***** Dataset extract
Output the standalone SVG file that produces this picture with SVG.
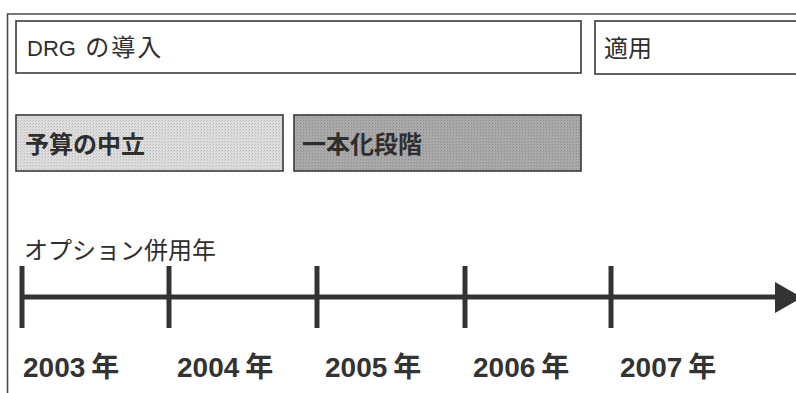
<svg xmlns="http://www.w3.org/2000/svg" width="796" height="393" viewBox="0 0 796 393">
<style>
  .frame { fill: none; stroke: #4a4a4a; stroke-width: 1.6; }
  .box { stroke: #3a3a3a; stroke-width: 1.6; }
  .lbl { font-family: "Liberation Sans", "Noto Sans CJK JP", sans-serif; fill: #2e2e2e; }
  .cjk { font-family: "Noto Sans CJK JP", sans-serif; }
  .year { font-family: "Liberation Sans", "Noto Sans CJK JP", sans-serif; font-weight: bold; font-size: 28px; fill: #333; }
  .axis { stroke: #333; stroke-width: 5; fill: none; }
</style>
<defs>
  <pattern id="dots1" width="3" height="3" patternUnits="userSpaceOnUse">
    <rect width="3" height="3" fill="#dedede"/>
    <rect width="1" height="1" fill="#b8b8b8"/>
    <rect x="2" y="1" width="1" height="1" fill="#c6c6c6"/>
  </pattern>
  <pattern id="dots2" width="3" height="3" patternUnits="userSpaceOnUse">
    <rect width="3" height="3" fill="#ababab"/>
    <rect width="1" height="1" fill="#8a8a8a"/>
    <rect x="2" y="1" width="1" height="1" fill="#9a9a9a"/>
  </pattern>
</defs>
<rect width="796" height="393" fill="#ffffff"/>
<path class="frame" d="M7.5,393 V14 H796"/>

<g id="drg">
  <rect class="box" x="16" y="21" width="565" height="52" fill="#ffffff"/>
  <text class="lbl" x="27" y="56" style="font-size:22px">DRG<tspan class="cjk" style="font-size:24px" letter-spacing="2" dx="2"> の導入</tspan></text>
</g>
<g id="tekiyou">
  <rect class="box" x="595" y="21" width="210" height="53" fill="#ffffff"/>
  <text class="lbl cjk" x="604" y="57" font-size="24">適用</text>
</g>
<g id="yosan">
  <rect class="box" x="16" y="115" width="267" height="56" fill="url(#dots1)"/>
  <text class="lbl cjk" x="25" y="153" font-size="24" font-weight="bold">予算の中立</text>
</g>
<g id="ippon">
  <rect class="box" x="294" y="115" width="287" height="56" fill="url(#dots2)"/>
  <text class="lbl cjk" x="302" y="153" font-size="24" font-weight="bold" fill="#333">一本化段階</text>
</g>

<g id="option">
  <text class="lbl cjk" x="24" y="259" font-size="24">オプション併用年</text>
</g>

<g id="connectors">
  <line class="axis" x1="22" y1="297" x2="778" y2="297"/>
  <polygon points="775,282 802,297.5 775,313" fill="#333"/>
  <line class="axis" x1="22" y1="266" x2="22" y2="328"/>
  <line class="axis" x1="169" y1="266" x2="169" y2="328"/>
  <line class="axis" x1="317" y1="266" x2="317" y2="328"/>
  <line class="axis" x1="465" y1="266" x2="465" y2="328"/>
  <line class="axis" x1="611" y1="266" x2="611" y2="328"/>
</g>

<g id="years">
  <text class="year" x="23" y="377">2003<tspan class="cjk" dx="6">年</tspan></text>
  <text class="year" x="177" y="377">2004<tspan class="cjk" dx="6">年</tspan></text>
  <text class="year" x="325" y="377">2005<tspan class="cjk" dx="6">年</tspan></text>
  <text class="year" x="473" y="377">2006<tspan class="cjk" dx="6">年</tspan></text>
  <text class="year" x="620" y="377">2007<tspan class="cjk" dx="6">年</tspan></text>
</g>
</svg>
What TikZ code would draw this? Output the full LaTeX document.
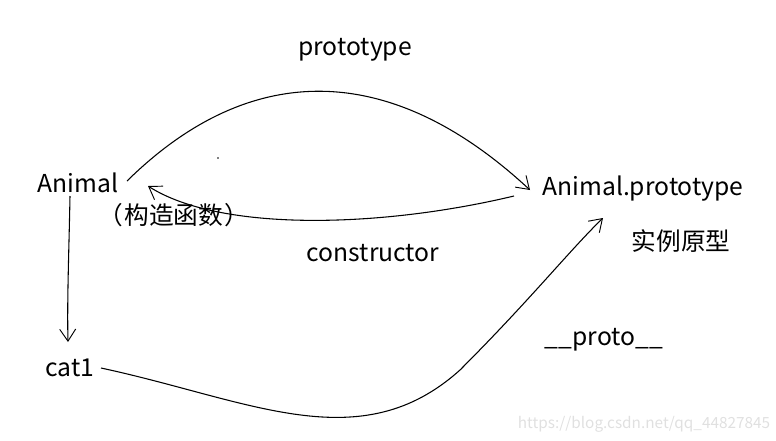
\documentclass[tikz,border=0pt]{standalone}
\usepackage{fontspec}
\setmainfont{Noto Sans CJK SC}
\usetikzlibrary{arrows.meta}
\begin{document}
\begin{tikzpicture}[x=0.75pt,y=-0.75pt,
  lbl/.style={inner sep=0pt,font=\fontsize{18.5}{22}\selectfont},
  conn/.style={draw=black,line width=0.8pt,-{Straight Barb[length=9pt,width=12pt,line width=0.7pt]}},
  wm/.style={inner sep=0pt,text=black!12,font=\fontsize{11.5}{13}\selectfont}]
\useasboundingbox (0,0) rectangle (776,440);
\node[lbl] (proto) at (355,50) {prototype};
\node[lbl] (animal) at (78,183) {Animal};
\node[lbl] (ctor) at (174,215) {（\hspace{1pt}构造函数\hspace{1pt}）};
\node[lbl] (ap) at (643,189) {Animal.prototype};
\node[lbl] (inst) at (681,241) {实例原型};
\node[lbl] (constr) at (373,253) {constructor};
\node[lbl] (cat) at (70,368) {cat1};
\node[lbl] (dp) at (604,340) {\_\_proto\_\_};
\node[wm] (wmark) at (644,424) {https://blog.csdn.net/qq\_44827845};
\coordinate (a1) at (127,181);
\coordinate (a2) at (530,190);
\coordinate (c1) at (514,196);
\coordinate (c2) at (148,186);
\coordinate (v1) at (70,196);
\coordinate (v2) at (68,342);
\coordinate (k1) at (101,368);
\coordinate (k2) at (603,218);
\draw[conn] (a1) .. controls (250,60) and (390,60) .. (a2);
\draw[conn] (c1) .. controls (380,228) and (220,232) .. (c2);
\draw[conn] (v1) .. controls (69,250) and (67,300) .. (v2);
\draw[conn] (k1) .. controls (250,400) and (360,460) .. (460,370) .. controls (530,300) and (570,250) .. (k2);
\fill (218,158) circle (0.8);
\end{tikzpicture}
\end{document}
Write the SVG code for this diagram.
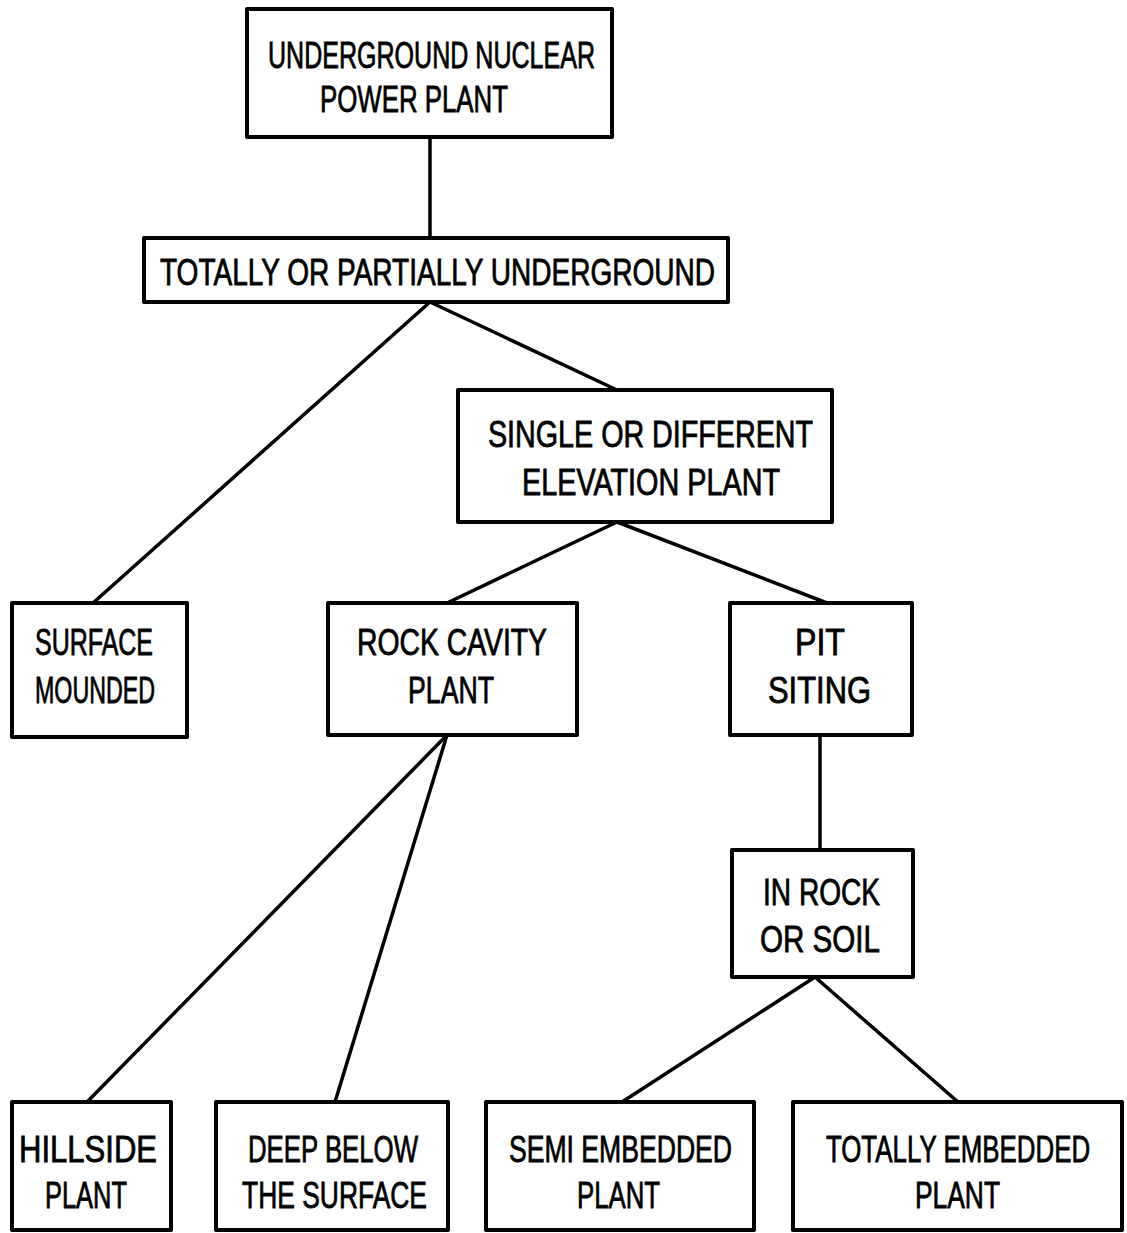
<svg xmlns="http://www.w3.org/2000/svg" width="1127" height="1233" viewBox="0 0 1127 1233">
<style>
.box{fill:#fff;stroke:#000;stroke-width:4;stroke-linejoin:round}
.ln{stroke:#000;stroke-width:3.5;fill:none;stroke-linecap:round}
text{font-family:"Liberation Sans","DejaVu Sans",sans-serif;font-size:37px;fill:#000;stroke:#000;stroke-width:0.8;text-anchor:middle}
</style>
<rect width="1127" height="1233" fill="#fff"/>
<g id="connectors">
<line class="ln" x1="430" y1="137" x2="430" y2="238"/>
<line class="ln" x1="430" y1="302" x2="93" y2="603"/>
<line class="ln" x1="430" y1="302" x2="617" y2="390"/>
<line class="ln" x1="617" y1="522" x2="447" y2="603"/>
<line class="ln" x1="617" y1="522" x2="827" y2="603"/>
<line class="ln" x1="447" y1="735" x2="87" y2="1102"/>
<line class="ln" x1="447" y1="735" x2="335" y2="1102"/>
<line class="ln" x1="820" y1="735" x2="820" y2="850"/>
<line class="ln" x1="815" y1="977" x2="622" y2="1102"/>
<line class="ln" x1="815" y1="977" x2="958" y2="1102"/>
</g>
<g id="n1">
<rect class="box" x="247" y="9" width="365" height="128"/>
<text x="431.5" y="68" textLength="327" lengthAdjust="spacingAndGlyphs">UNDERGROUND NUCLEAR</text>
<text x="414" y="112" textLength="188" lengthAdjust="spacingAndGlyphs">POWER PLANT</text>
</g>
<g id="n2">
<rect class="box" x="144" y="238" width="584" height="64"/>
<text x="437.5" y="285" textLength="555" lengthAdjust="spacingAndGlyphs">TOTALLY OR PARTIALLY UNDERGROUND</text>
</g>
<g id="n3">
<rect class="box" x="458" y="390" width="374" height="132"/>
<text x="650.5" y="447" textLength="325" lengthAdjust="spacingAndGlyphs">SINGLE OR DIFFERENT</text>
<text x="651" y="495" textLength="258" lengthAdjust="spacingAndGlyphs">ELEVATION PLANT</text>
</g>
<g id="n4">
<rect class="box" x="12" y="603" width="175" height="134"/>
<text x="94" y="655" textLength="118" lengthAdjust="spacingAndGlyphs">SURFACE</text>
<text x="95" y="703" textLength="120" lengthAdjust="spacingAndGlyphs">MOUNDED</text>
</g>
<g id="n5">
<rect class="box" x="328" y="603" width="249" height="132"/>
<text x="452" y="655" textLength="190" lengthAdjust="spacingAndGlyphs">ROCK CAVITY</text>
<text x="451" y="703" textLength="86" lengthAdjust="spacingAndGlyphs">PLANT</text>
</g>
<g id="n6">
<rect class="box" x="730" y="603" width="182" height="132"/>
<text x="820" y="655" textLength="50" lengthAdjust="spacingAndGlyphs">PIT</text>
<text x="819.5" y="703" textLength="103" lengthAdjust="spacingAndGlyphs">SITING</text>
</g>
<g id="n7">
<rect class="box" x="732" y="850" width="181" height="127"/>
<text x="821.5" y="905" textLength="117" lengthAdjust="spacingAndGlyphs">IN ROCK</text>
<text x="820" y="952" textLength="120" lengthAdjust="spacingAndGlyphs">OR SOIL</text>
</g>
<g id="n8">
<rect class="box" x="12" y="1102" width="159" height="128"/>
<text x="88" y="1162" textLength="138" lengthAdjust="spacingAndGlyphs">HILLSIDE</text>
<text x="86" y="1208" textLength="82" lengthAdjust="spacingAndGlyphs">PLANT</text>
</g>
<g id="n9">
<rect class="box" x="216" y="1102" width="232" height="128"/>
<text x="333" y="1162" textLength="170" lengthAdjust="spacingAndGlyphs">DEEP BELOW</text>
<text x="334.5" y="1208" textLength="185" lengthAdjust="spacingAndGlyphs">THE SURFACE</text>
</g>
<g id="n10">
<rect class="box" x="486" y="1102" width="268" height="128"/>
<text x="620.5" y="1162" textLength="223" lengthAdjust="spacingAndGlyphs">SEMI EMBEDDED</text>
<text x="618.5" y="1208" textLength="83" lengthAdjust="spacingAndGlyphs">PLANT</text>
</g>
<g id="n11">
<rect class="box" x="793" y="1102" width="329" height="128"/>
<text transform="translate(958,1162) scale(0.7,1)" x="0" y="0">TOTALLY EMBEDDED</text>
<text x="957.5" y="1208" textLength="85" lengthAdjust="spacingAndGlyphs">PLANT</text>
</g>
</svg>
**********
Goal of the exercise: Which lines contain "this"? Show each of them.

Output:
Output the standalone SVG file that produces this picture with SVG.
What TikZ code would draw this? Output the full LaTeX document.
Write the SVG code for this diagram.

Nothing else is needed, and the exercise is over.